Entries taken from a collection
-- START --

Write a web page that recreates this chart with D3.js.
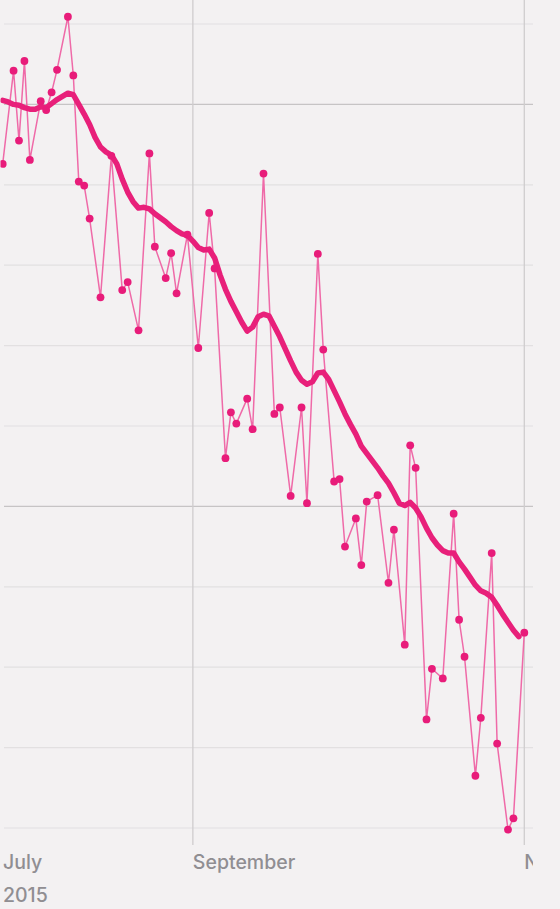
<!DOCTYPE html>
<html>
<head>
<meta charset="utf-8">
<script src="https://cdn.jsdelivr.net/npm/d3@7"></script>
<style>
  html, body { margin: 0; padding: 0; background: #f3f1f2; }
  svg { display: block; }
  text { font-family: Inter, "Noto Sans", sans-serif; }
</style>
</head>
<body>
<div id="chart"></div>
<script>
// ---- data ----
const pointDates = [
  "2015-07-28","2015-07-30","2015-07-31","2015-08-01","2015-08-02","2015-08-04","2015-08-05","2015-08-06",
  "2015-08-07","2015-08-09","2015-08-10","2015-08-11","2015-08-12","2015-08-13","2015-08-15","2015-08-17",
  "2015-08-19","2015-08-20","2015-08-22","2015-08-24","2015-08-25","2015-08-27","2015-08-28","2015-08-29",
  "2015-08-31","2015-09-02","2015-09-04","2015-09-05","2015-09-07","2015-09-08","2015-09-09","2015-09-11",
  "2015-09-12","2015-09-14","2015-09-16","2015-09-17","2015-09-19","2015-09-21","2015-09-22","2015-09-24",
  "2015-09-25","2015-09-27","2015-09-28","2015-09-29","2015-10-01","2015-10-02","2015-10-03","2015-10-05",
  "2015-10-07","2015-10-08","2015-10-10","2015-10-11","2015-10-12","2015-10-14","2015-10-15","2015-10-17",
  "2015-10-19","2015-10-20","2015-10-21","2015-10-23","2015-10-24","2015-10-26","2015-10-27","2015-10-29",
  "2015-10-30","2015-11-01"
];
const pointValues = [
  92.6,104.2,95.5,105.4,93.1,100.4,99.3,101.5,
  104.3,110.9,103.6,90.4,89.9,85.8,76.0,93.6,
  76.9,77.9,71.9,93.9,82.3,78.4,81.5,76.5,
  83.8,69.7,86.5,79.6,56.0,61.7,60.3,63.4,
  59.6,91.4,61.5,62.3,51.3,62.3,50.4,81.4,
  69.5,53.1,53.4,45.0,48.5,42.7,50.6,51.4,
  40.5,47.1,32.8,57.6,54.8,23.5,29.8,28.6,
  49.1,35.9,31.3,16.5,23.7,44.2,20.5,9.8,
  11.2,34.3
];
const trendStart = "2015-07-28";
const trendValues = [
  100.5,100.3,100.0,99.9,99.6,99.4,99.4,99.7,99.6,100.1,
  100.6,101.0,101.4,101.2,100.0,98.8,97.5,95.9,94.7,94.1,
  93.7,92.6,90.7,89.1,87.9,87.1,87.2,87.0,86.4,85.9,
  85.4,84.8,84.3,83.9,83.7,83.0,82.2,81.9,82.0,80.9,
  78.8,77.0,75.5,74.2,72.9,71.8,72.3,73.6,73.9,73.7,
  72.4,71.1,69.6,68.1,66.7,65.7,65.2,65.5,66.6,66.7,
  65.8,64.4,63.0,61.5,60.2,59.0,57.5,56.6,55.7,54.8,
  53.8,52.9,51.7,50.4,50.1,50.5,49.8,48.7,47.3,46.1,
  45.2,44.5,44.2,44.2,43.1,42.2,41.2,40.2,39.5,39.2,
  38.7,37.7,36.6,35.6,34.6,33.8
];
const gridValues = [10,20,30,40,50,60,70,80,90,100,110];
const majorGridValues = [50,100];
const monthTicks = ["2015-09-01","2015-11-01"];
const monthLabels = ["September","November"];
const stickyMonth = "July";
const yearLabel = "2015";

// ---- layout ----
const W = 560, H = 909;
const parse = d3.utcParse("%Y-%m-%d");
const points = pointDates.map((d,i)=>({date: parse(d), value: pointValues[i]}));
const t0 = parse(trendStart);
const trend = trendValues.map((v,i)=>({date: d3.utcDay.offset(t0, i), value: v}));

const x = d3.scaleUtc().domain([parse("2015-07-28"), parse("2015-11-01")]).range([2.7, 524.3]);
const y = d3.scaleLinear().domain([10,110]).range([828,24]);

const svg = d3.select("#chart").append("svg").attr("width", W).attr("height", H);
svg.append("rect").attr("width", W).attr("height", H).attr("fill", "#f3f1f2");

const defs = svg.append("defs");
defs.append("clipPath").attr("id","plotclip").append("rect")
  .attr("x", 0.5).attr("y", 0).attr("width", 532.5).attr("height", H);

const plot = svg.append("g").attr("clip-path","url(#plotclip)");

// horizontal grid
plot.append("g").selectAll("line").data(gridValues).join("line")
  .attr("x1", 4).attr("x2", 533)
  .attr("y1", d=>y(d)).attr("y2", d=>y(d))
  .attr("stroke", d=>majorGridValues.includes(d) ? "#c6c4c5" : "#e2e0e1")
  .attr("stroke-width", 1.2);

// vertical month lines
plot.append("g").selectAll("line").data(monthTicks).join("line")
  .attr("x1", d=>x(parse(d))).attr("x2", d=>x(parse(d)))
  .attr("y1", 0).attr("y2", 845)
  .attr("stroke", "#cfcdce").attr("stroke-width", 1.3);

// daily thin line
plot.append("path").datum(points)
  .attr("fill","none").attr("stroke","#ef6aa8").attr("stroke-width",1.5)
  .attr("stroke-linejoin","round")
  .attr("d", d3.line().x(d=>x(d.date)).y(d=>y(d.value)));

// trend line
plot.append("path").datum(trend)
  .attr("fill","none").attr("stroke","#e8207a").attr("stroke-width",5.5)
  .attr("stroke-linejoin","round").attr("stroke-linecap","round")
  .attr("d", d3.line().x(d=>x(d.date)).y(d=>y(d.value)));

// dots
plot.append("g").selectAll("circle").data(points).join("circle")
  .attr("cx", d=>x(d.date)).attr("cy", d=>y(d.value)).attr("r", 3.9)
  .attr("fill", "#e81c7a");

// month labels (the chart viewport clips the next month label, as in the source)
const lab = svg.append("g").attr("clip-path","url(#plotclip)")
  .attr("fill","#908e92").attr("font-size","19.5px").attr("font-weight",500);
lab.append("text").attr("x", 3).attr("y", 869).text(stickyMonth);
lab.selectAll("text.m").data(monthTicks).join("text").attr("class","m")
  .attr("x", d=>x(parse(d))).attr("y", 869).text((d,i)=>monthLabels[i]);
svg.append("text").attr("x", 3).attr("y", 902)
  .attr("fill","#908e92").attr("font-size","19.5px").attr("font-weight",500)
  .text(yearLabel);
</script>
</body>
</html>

-- END --
-- START --

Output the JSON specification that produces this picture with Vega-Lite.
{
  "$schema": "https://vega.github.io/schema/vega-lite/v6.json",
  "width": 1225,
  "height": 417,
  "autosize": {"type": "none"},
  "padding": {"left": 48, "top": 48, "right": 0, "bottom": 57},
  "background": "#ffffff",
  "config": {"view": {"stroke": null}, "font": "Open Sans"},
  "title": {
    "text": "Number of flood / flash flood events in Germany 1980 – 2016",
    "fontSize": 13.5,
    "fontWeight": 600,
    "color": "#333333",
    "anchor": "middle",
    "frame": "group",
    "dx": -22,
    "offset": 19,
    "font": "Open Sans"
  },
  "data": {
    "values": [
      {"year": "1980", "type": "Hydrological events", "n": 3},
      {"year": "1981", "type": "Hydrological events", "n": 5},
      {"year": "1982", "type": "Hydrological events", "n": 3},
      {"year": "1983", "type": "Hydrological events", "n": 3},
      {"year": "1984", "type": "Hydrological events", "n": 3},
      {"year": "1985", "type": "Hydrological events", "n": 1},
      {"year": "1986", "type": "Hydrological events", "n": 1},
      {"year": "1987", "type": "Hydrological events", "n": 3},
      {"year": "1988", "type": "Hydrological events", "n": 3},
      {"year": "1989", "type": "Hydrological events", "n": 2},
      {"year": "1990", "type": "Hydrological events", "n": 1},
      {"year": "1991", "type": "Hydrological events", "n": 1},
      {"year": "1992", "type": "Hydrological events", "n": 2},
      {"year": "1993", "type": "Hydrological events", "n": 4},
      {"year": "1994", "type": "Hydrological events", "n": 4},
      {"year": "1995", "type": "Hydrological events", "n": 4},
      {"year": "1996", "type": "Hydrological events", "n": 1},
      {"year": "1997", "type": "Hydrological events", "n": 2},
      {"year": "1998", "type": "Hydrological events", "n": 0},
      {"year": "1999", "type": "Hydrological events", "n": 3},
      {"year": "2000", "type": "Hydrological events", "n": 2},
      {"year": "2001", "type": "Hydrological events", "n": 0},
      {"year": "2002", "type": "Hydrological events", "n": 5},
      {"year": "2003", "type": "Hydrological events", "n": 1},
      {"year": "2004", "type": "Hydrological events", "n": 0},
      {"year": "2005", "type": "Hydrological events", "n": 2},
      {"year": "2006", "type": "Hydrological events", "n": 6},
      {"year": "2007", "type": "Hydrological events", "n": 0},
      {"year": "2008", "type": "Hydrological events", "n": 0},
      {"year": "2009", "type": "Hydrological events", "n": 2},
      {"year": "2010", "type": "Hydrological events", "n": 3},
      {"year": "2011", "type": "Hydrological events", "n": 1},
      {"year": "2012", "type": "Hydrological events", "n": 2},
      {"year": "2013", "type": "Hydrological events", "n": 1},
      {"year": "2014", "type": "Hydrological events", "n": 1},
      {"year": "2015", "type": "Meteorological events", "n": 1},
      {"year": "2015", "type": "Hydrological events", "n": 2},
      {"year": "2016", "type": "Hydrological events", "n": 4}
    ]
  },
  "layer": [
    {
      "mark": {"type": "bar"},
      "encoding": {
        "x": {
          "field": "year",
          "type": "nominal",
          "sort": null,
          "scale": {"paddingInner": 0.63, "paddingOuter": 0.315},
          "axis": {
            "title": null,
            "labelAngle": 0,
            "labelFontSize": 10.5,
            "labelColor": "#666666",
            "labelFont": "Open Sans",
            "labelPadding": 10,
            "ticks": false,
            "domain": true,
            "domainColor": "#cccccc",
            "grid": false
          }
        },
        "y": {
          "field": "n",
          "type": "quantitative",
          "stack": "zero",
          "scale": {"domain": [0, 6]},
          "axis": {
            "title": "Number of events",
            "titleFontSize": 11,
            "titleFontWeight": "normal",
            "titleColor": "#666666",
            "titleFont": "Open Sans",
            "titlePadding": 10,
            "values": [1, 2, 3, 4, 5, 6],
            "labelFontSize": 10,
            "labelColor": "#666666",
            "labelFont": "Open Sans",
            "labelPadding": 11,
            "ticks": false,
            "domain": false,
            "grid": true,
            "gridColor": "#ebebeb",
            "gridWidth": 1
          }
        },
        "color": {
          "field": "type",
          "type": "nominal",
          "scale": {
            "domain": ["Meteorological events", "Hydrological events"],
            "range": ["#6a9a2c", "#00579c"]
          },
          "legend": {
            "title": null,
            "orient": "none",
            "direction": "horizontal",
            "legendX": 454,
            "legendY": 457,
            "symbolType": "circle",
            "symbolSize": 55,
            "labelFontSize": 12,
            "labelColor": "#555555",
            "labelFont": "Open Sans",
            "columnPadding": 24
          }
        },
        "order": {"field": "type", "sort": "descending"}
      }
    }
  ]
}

-- END --

[Short exercise]: Locate each line with the word "this" and copy it.

[Task answer]:
Write a web page that recreates this chart with D3.js.
Output the JSON specification that produces this picture with Vega-Lite.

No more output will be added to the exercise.